Needle therapy |

Tales of the unexpected, discovering something you didn’t intend to while getting tattooed

Alice Snape nude

I feel intoxicated, out of control almost. I’m in a place beyond my body. It’s almost meditative. I don’t go to a tattoo artist for a therapy session, but there’s something about getting tattooed that feels like it’s turning you into the person you always should have been. My body feels so much pain as the needle goes over my soft skin, again and again – dragging, burning – that it releases something. Breaking down barriers, taking me to places that I didn’t realise I needed to go to.

I know when I sit in the tattoo artist’s chair, and expose my flesh to their needle, that it’s going to hurt. I think about my body as the ink plunges into my skin. Marking it so it will never look the same again. Hiding my flaws, making me, bit by bit, a little more like myself – how I feel I should have always looked.
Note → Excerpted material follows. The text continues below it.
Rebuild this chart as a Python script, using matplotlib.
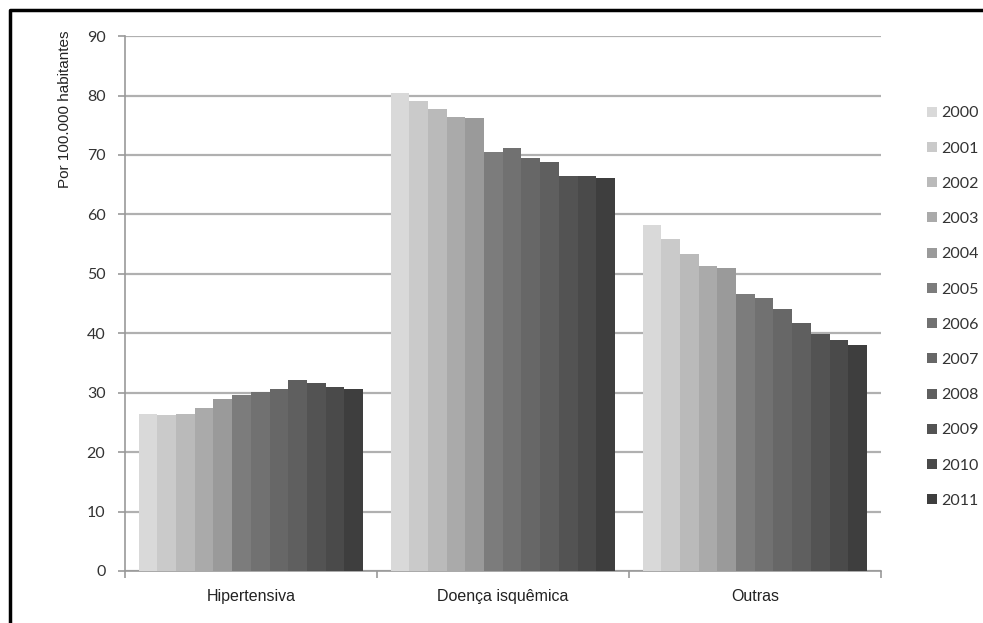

Perhaps it makes me more honest, more open. I put my trust into that person to mark my body, an emotional bond that isn’t comparable to everyday friendships or encounters. I might chat to my hairdresser about holidays, but a tattoo artist is akin to a lover. There’s exposed flesh and intimacy, touching, skin to skin. And the pain. Pain mixed with pleasure and transformation.

There’s something about it that brings out secrets that I’ve never told anyone. During a particularly long session years ago, as the needle dragged over and over a painful place on my shin, I told my tattoo artist all about a moment back when I was at university, an incident I had all but buried. I was shocked when the words left my lips. I told her all about this guy randomly pushing me over, in broad daylight, while I was walking down the street. Afterwards, I had started having panic attacks, which I’d associated with the stress of my masters. But talking about it with someone who didn’t know me too well helped me to connect the dots. It helped me to move on.

Now I know when I go under the needles, I don’t just expose my flesh. I expose my feelings, I let the act consume, I use it as a therapy and leave, changed, but feeling as I always should have been.